De tels discours, complexes et évidés, peuvent se développer à l’infini, sans aucun bénéfice tangible pour la résurrection du catholicisme. A côté desquels, le pape François pourra tenir des discours réformateurs beaucoup plus simples et très compréhensibles, mais d’un effet finalement identique. Le plus important quotidien de Buenos Aires, La Nacion, dans un article du 21 mars 2013 sur « La méthode de Bergoglio pour gouverner », donnait comme l’un de ses principes : la réalité est plus déterminante que les idées. On le voit par exemple dans un entretien donné à la revue 30 Giorni de novembre 2007, où il disait : « À Buenos Aires, il y a environ 2 km entre deux paroisses.
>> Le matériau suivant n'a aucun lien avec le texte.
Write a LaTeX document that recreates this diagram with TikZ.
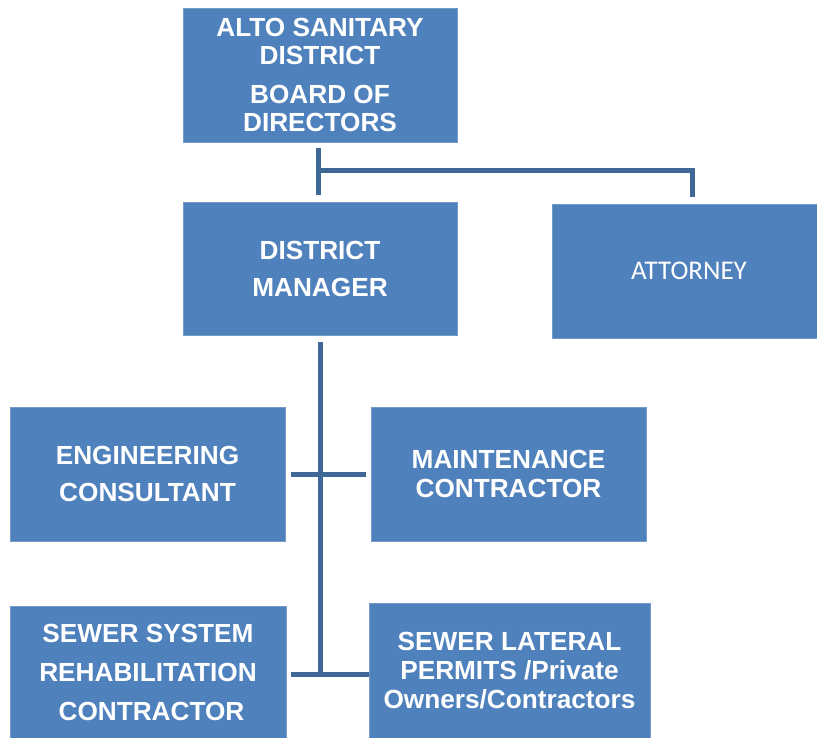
\documentclass[tikz,border=0pt]{standalone}
\usepackage{fontspec}
\setmainfont{Liberation Sans}
\newfontfamily\carl{Carlito}
\definecolor{boxblue}{HTML}{4F81BD}
\definecolor{linblue}{RGB}{64,104,150}
\begin{document}
\begin{tikzpicture}[x=1pt,y=-1pt,
  orgbox/.style={rectangle,fill=boxblue,draw=boxblue!80!white,line width=0.6pt,inner sep=0pt,align=center,text=white},
  bf/.style={font=\bfseries\fontsize{26.2}{#1}\selectfont},
  conn/.style={draw=linblue,line width=5pt}]
\useasboundingbox (0,0) rectangle (817,738);
\node[orgbox,bf=28.5,minimum width=274pt,minimum height=134pt] (top) at (320,75)
  {ALTO SANITARY\\DISTRICT\\[10pt]BOARD OF\\DIRECTORS};
\node[orgbox,bf=37,minimum width=274pt,minimum height=133pt] (dm) at (320,268.5)
  {DISTRICT\\MANAGER};
\node[orgbox,font=\carl\fontsize{27}{30}\selectfont,minimum width=265pt,minimum height=134pt] (att) at (684.5,271)
  {\hspace*{9pt}ATTORNEY};
\node[orgbox,bf=37,minimum width=275pt,minimum height=134pt] (eng) at (147.5,474)
  {ENGINEERING\\CONSULTANT};
\node[orgbox,bf=29.5,minimum width=275pt,minimum height=134pt] (mnt) at (508.5,474)
  {MAINTENANCE\\CONTRACTOR};
\node[orgbox,bf=39,minimum width=276pt,minimum height=132pt] (ssr) at (148,672)
  {SEWER SYSTEM\\REHABILITATION\\\hspace*{7pt}CONTRACTOR};
\node[orgbox,bf=29,minimum width=281pt,minimum height=135pt] (slp) at (509.5,670.5)
  {SEWER LATERAL\\PERMITS /Private\\Owners/Contractors};
% connectors
\coordinate (jt) at (318,171);
\coordinate (jb) at (320,674);
\draw[conn] ([xshift=-2pt,yshift=-6pt]top.south) -- ([xshift=-2pt,yshift=7pt]dm.north);
\draw[conn] ([xshift=-2.5pt]jt) -| ([xshift=7.5pt,yshift=7pt]att.north);
\draw[conn] ([yshift=-7pt]dm.south) -- ([yshift=-2.5pt]jb);
\draw[conn] ([xshift=6pt]eng.east) -- ([xshift=-5pt]mnt.west);
\path ([xshift=5pt]ssr.east) coordinate (ssre);
\draw[conn] (ssre |- jb) -- (slp.west |- jb);
\end{tikzpicture}
\end{document}
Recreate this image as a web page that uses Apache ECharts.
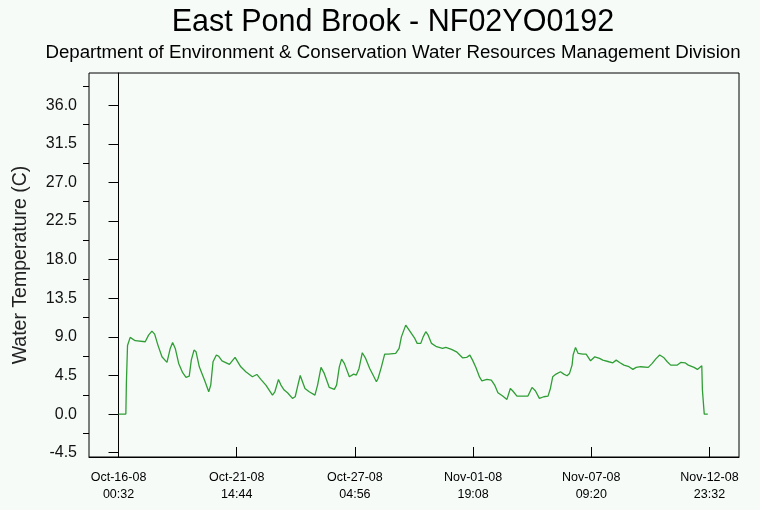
<!DOCTYPE html>
<html>
<head>
<meta charset="utf-8">
<script src="https://cdn.jsdelivr.net/npm/echarts@6/dist/echarts.min.js"></script>
<style>
html,body{margin:0;padding:0;background:#f6fbf8;}
#chart{width:760px;height:510px;}
</style>
</head>
<body>
<div id="chart"></div>
<script>
const titleText = 'East Pond Brook - NF02YO0192';
const subtitleText = 'Department of Environment & Conservation Water Resources Management Division';
const yAxisName = 'Water Temperature (C)';
const startTimeUTC = Date.UTC(2008, 9, 16, 0, 32);
// hours elapsed since start time
const hours = [0, 8.3, 8.9, 9.8, 10.2, 13.2, 18.9, 30.3, 34.1, 37.9,
  41.0, 44.7, 49.3, 55.0, 58.7, 61.4, 64.4, 68.3, 72.8, 76.6,
  80.3, 82.6, 85.7, 88.0, 91.7, 97.9, 102.4, 104.7, 107.3, 111.1,
  113.8, 117.5, 125.9, 132.3, 138.8, 144.5, 152.0, 157.0, 161.6, 167.3,
  174.8, 177.5, 181.6, 184.4, 188.1, 191.9, 197.5, 200.6, 203.2, 206.3,
  211.7, 216.5, 223.0, 226.0, 229.9, 233.6, 239.3, 245.0, 247.6, 250.7,
  253.3, 256.4, 262.1, 267.0, 270.0, 273.1, 276.8, 280.6, 285.2, 289.0,
  292.8, 294.7, 298.5, 302.2, 306.1, 314.7, 318.6, 321.2, 326.1, 330.0,
  336.4, 339.1, 343.2, 345.9, 348.9, 351.6, 355.4, 361.1, 367.9, 371.6,
  378.1, 383.8, 390.6, 395.2, 398.9, 402.0, 405.8, 410.0, 412.6, 418.3,
  423.3, 427.1, 430.8, 436.2, 441.0, 444.9, 447.5, 452.4, 464.9, 469.5,
  473.3, 477.9, 482.8, 487.7, 490.4, 493.0, 496.8, 501.8, 505.6, 509.3,
  512.1, 515.0, 516.2, 518.9, 521.9, 527.2, 531.0, 536.0, 540.8, 546.2,
  549.9, 556.8, 561.3, 565.1, 569.0, 573.9, 579.6, 584.1, 587.8, 592.8,
  601.5, 606.0, 610.6, 614.5, 619.4, 623.1, 627.0, 634.5, 638.4, 643.3,
  647.0, 653.5, 657.3, 659.2, 662.3, 663.0, 664.9, 665.1, 669.1];
const temps = [0, 0, 3.6, 3.8, 8.0, 8.94, 8.55, 8.43, 9.2, 9.67,
  9.32, 8.04, 6.68, 6.02, 7.65, 8.35, 7.65, 5.91, 4.82, 4.27,
  4.43, 6.29, 7.46, 7.26, 5.51, 3.88, 2.6, 3.38, 6.1, 6.88,
  6.74, 6.21, 5.79, 6.6, 5.51, 4.93, 4.35, 4.62, 4.04, 3.38,
  2.21, 2.6, 4.04, 3.38, 2.8, 2.49, 1.83, 2.02, 3.18, 4.5,
  2.99, 2.6, 2.21, 3.38, 5.44, 4.74, 3.11, 2.88, 3.38, 5.51,
  6.41, 5.91, 4.35, 4.66, 4.55, 5.32, 7.15, 6.49, 5.32, 4.55,
  3.77, 4.15, 5.51, 6.99, 6.99, 7.07, 7.65, 9.0, 10.37, 9.79,
  8.82, 8.24, 8.24, 9.0, 9.6, 9.2, 8.24, 7.85, 7.65, 7.77,
  7.54, 7.26, 6.56, 6.6, 6.87, 6.29, 5.44, 4.3, 3.88, 4.04,
  3.96, 3.38, 2.49, 2.1, 1.71, 2.99, 2.72, 2.1, 2.1, 3.11,
  2.72, 1.83, 2.02, 2.1, 2.99, 4.35, 4.66, 4.93, 4.66, 4.47,
  4.74, 5.71, 6.88, 7.77, 7.07, 6.99, 6.99, 6.21, 6.68, 6.49,
  6.29, 6.1, 5.98, 6.29, 6.02, 5.71, 5.52, 5.21, 5.44, 5.52,
  5.44, 5.91, 6.49, 6.88, 6.56, 6.1, 5.71, 5.71, 6.02, 5.98,
  5.71, 5.44, 5.21, 5.44, 5.63, 2.8, 2.8, 0, 0];
const xTickHours = [0, 134.2, 268.4, 402.6, 536.8, 671];
const yTickValues = [-4.5, 0, 4.5, 9, 13.5, 18, 22.5, 27, 31.5, 36];
const yMinorTickValues = [-2.25, 2.25, 6.75, 11.25, 15.75, 20.25, 24.75, 29.25, 33.75, 38.25];

const months = ['Jan','Feb','Mar','Apr','May','Jun','Jul','Aug','Sep','Oct','Nov','Dec'];
const pad2 = n => (n < 10 ? '0' : '') + n;
function fmtHour(h) {
  const d = new Date(startTimeUTC + Math.round(h * 60) * 60000);
  return months[d.getUTCMonth()] + '-' + pad2(d.getUTCDate()) + '-' + pad2(d.getUTCFullYear() % 100) +
    '\n' + pad2(d.getUTCHours()) + ':' + pad2(d.getUTCMinutes());
}

const FONT = '"Liberation Sans", Arial, sans-serif';
const span = xTickHours[xTickHours.length - 1] - xTickHours[0];
const xPad = span * 0.05;

const chart = echarts.init(document.getElementById('chart'), null, {renderer: 'canvas'});
chart.setOption({
  backgroundColor: '#f6fbf8',
  animation: false,
  graphic: [
    {type: 'text', x: 393, y: 7, style: {text: titleText, textAlign: 'center', textVerticalAlign: 'top', fontFamily: FONT, fontSize: 30.5, fill: '#000'}},
    {type: 'text', x: 393, y: 43, style: {text: subtitleText, textAlign: 'center', textVerticalAlign: 'top', fontFamily: FONT, fontSize: 18.7, fill: '#000'}}
  ],
  grid: {left: 89, right: 21, top: 73, bottom: 53, show: true, borderColor: '#000', borderWidth: 1, backgroundColor: 'transparent'},
  xAxis: {
    type: 'value',
    min: xTickHours[0] - xPad,
    max: xTickHours[xTickHours.length - 1] + xPad,
    axisLine: {show: true, onZero: false, lineStyle: {color: '#000', width: 1}},
    axisTick: {show: true, inside: true, length: 10, customValues: xTickHours, lineStyle: {color: '#000'}},
    axisLabel: {show: true, customValues: xTickHours, formatter: fmtHour, margin: 12, fontFamily: FONT, fontSize: 12.5, lineHeight: 17, color: '#000'},
    splitLine: {show: false}
  },
  yAxis: [{
    type: 'value',
    min: -5,
    max: 39.75,
    name: yAxisName,
    nameLocation: 'middle',
    nameGap: 58,
    nameTextStyle: {fontFamily: FONT, fontSize: 19.5, color: '#222'},
    axisLine: {show: true, lineStyle: {color: '#000', width: 1}},
    axisTick: {show: true, length: 10, customValues: yTickValues, lineStyle: {color: '#000'}},
    axisLabel: {show: true, customValues: yTickValues, formatter: v => v.toFixed(1), margin: 12, fontFamily: FONT, fontSize: 16, color: '#111'},
    splitLine: {show: false}
  }, {
    type: 'value',
    position: 'left',
    min: -5,
    max: 39.75,
    axisLine: {show: false},
    axisTick: {show: true, length: 6, customValues: yMinorTickValues, lineStyle: {color: '#000'}},
    axisLabel: {show: false},
    splitLine: {show: false}
  }],
  series: [{
    type: 'line',
    yAxisIndex: 0,
    data: hours.map((h, i) => [h, temps[i]]),
    showSymbol: false,
    lineStyle: {color: '#2f9e34', width: 1.3},
    itemStyle: {color: '#2f9e34'}
  }]
});
</script>
</body>
</html>
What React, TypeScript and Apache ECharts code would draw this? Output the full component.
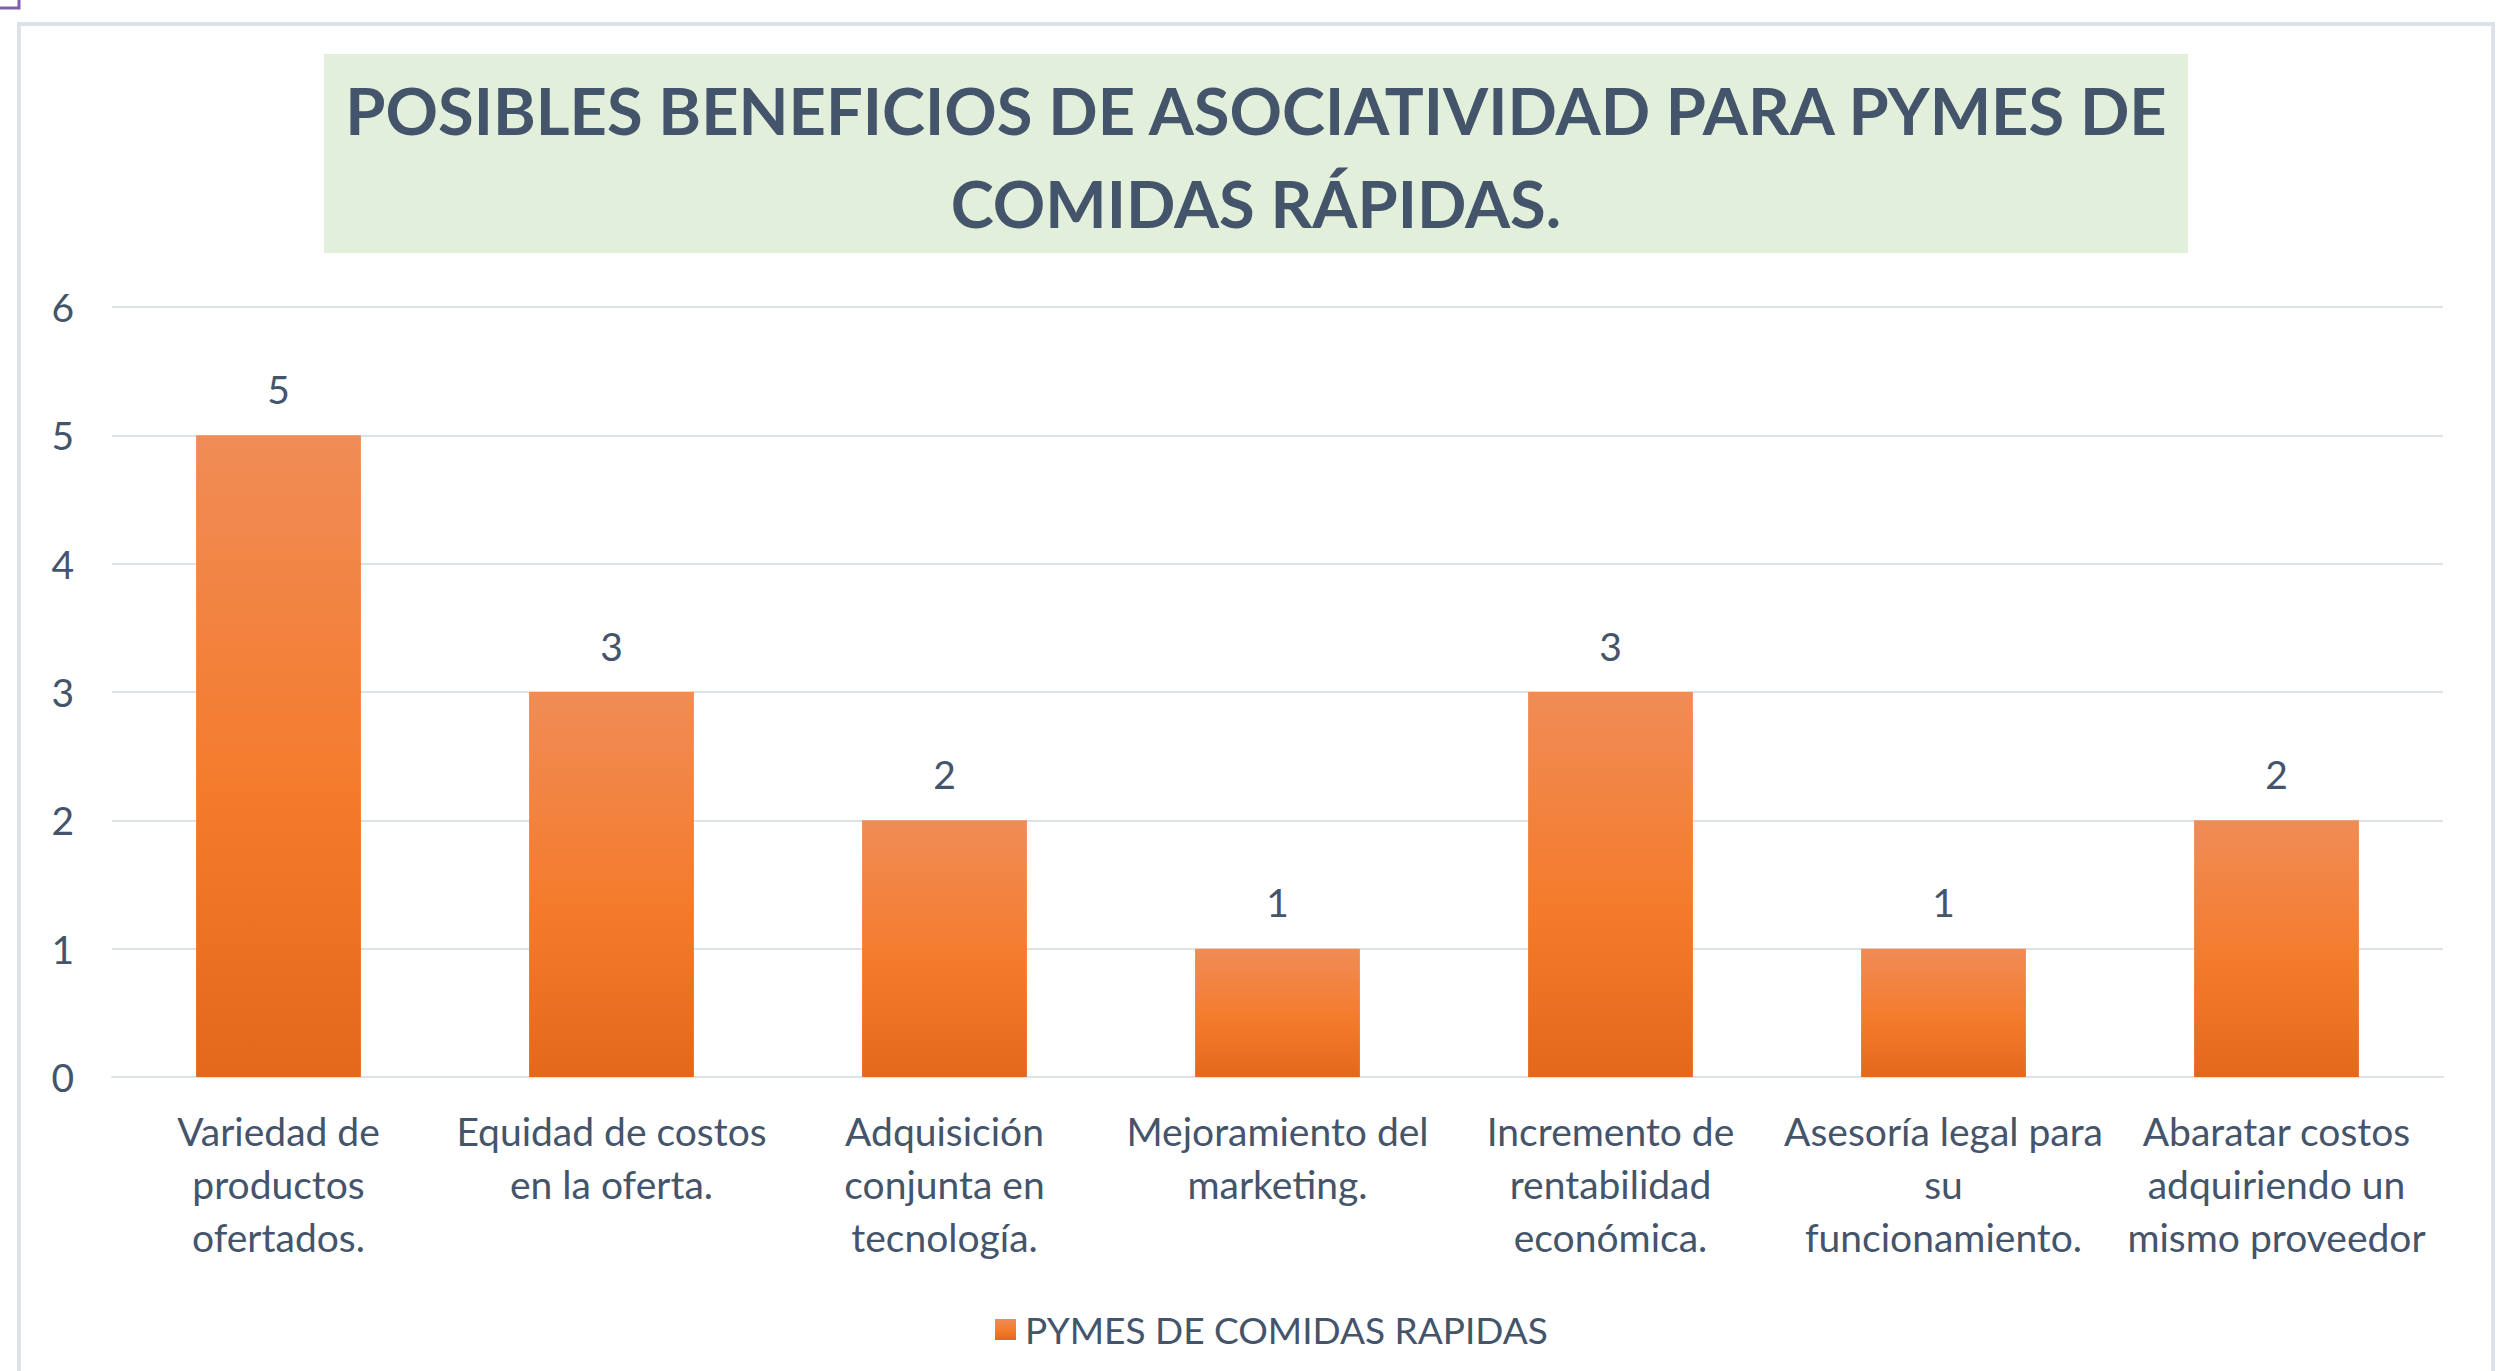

Alors j’ai dit aux prêtres : “Si vous le pouvez, louez donc un garage, et si vous trouvez un laïc bien disposé, jetez-vous à l’eau ! Qu’il reste un peu avec ces gens, qu’il leur fasse un peu de catéchèse et qu’il donne la communion à ceux qui le demandent”. Un curé m’a dit : “Mais Mon Père, si nous faisons ça, alors les gens ne viendront plus à l’église”. “Et alors ?”, lui ai-je dit, “Ils y viennent, aujourd’hui, à la messe ?”. “Non”, m’a-t-il répondu. Et bien alors ! Il faut sortir de soi-même, sortir des barrières étroites du jardin de nos propres convictions considérées comme inamovibles, quand elles risquent de devenir un obstacle, si elles nous ferment l’horizon qui est Dieu ».